▶
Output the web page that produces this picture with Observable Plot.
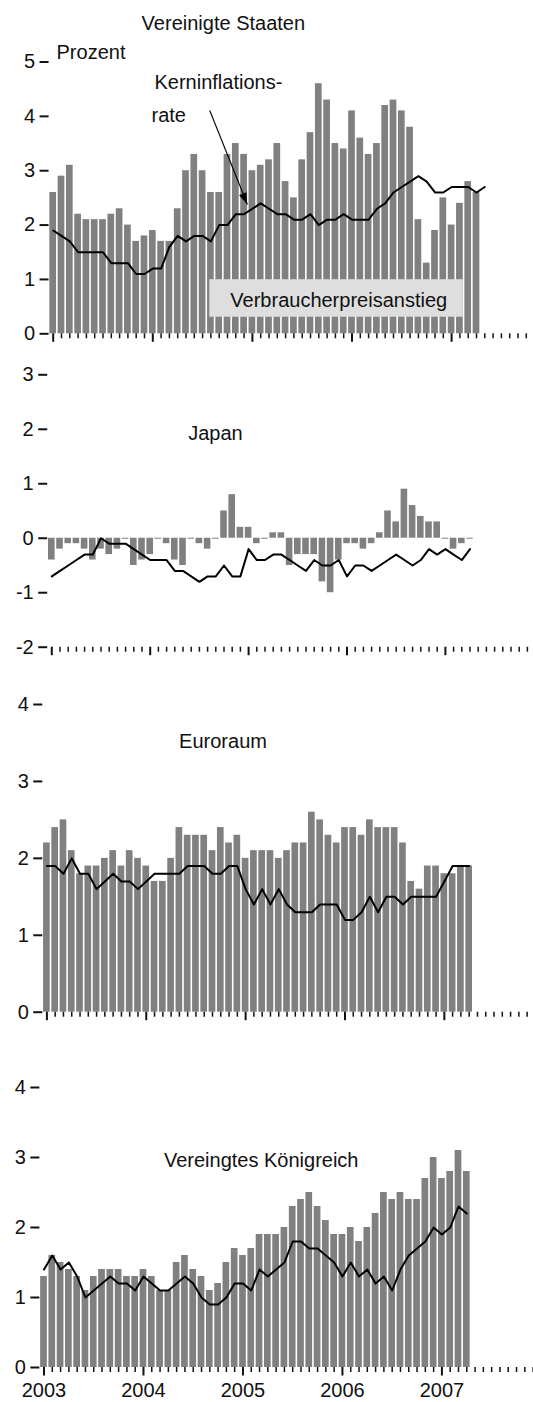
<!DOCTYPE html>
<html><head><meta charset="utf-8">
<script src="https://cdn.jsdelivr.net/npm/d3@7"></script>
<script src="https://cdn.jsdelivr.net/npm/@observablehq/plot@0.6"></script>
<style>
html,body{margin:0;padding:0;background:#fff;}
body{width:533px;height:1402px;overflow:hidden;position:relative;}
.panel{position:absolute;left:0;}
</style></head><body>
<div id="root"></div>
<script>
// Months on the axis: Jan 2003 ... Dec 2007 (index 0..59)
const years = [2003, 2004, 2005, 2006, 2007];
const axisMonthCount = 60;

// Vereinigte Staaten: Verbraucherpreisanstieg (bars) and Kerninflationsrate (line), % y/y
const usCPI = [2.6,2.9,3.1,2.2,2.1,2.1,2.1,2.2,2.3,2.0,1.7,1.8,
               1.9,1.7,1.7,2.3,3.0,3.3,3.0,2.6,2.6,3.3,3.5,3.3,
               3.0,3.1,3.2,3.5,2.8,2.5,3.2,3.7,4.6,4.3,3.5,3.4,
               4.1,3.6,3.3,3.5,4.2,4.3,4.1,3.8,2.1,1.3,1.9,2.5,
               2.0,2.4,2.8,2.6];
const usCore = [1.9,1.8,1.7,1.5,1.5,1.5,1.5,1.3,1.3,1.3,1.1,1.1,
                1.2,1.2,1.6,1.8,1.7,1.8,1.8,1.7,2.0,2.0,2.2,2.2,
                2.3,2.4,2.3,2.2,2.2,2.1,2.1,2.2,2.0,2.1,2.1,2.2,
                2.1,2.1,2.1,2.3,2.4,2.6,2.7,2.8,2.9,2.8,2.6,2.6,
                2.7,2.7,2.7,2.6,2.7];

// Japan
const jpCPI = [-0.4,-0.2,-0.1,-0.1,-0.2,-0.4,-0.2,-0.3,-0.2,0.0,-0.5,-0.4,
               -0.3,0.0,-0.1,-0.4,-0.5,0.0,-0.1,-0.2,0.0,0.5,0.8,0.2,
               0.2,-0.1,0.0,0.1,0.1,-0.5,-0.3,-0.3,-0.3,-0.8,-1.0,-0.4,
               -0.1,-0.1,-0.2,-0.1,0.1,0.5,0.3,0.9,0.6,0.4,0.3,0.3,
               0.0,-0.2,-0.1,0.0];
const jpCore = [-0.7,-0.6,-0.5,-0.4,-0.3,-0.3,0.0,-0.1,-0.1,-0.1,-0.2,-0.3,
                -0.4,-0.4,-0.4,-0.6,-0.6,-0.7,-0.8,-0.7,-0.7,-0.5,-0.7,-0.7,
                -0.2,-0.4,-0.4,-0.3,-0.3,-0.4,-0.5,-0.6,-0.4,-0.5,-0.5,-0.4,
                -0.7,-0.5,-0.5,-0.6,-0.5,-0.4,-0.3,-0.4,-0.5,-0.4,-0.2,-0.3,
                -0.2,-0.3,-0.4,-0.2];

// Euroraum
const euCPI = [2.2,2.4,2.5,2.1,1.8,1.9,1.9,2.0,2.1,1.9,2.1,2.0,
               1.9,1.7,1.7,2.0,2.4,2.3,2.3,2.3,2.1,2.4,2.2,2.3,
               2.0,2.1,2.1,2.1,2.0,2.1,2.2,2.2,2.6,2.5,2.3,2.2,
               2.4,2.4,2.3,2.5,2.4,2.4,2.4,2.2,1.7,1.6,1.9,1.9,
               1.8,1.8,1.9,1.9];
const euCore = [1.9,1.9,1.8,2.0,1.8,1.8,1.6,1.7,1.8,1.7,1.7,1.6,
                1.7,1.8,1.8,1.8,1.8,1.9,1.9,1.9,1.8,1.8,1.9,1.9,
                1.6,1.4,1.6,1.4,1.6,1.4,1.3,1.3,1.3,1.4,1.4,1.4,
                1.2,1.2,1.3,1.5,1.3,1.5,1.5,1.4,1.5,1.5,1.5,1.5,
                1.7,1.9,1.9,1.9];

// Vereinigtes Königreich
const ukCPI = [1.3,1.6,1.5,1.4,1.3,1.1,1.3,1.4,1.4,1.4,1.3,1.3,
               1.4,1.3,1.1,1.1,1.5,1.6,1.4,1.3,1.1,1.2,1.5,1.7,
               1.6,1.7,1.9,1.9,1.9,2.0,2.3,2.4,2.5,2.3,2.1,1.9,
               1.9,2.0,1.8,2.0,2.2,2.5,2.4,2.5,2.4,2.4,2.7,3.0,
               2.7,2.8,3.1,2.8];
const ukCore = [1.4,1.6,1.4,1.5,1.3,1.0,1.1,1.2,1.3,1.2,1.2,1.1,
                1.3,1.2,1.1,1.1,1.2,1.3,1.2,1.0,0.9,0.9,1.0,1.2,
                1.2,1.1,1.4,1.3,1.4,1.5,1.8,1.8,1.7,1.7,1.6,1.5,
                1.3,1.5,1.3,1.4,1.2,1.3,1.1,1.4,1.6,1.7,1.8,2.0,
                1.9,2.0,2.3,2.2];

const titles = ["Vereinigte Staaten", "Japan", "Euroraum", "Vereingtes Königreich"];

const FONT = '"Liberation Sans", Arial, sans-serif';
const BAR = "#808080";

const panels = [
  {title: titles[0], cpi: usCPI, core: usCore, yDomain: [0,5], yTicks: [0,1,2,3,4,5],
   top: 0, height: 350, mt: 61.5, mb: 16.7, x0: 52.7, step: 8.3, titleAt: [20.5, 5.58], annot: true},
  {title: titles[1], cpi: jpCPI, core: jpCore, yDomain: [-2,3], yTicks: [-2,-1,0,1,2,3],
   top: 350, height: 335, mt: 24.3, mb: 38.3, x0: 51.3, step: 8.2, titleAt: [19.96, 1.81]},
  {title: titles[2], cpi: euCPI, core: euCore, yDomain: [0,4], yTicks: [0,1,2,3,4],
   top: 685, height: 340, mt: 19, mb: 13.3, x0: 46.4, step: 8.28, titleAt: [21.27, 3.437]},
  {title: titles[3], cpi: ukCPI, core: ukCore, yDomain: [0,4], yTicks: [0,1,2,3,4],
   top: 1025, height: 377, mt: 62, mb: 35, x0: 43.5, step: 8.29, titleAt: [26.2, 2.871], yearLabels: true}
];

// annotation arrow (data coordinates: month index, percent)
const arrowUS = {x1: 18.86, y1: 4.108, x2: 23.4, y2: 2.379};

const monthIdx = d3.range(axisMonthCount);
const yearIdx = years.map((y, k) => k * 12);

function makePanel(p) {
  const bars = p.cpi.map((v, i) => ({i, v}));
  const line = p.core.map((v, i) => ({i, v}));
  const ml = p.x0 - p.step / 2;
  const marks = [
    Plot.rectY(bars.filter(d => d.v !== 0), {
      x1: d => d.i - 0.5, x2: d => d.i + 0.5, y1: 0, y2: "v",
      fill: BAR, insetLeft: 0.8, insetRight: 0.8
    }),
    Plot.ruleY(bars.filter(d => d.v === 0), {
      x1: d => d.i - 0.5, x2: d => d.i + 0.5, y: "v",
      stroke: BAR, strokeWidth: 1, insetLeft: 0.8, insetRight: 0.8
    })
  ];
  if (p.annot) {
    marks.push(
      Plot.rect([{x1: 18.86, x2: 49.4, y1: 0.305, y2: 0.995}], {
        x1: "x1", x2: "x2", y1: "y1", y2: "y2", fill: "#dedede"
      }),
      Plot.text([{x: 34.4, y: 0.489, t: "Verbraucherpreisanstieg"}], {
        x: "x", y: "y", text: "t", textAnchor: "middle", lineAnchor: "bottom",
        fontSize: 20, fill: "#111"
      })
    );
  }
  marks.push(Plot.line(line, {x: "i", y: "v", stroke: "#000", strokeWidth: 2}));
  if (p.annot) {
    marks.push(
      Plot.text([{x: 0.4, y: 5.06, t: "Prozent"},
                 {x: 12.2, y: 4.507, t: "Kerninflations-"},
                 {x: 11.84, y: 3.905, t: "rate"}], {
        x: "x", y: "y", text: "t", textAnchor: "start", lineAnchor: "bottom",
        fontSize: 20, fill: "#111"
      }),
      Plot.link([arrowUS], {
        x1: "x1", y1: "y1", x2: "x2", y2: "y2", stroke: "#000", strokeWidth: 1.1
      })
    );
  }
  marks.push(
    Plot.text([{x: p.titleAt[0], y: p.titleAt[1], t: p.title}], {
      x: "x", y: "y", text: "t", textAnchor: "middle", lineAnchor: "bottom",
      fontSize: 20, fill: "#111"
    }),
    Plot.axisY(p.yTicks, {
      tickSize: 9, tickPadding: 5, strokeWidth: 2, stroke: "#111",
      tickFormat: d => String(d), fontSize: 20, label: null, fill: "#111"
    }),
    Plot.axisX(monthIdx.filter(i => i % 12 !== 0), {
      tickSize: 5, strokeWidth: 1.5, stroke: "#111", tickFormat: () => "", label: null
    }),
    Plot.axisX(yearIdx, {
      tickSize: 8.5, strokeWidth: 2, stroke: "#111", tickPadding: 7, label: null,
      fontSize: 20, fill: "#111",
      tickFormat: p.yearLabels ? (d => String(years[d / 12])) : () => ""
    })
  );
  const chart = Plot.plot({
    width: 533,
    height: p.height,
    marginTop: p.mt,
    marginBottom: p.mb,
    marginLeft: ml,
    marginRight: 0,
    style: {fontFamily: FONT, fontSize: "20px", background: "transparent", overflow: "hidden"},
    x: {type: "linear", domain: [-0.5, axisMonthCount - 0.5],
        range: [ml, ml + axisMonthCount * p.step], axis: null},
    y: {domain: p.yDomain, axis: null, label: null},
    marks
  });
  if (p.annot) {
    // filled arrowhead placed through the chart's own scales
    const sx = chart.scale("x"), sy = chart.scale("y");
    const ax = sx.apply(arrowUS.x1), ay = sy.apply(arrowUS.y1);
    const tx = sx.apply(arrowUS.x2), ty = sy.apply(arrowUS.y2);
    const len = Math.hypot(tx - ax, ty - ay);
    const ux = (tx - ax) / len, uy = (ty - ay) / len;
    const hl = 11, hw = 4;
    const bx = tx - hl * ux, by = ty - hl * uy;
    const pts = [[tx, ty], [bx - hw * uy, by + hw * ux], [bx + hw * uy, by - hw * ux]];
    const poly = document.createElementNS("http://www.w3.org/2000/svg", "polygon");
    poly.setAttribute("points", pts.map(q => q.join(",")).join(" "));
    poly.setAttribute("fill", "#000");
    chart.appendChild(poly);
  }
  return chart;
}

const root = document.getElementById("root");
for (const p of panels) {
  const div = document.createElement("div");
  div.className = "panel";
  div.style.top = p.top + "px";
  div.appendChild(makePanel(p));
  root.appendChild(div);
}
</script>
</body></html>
◀
▸ What is being asked: Exactly as they appear, print the lines of the listing above from its first line through the line that contains "2.7,2.7,2.7,2.6,2.7];", minus the pictures.

▸ Written response:
Output the web page that produces this picture with Observable Plot.
<!DOCTYPE html>
<html><head><meta charset="utf-8">
<script src="https://cdn.jsdelivr.net/npm/d3@7"></script>
<script src="https://cdn.jsdelivr.net/npm/@observablehq/plot@0.6"></script>
<style>
html,body{margin:0;padding:0;background:#fff;}
body{width:533px;height:1402px;overflow:hidden;position:relative;}
.panel{position:absolute;left:0;}
</style></head><body>
<div id="root"></div>
<script>
// Months on the axis: Jan 2003 ... Dec 2007 (index 0..59)
const years = [2003, 2004, 2005, 2006, 2007];
const axisMonthCount = 60;

// Vereinigte Staaten: Verbraucherpreisanstieg (bars) and Kerninflationsrate (line), % y/y
const usCPI = [2.6,2.9,3.1,2.2,2.1,2.1,2.1,2.2,2.3,2.0,1.7,1.8,
               1.9,1.7,1.7,2.3,3.0,3.3,3.0,2.6,2.6,3.3,3.5,3.3,
               3.0,3.1,3.2,3.5,2.8,2.5,3.2,3.7,4.6,4.3,3.5,3.4,
               4.1,3.6,3.3,3.5,4.2,4.3,4.1,3.8,2.1,1.3,1.9,2.5,
               2.0,2.4,2.8,2.6];
const usCore = [1.9,1.8,1.7,1.5,1.5,1.5,1.5,1.3,1.3,1.3,1.1,1.1,
                1.2,1.2,1.6,1.8,1.7,1.8,1.8,1.7,2.0,2.0,2.2,2.2,
                2.3,2.4,2.3,2.2,2.2,2.1,2.1,2.2,2.0,2.1,2.1,2.2,
                2.1,2.1,2.1,2.3,2.4,2.6,2.7,2.8,2.9,2.8,2.6,2.6,
                2.7,2.7,2.7,2.6,2.7];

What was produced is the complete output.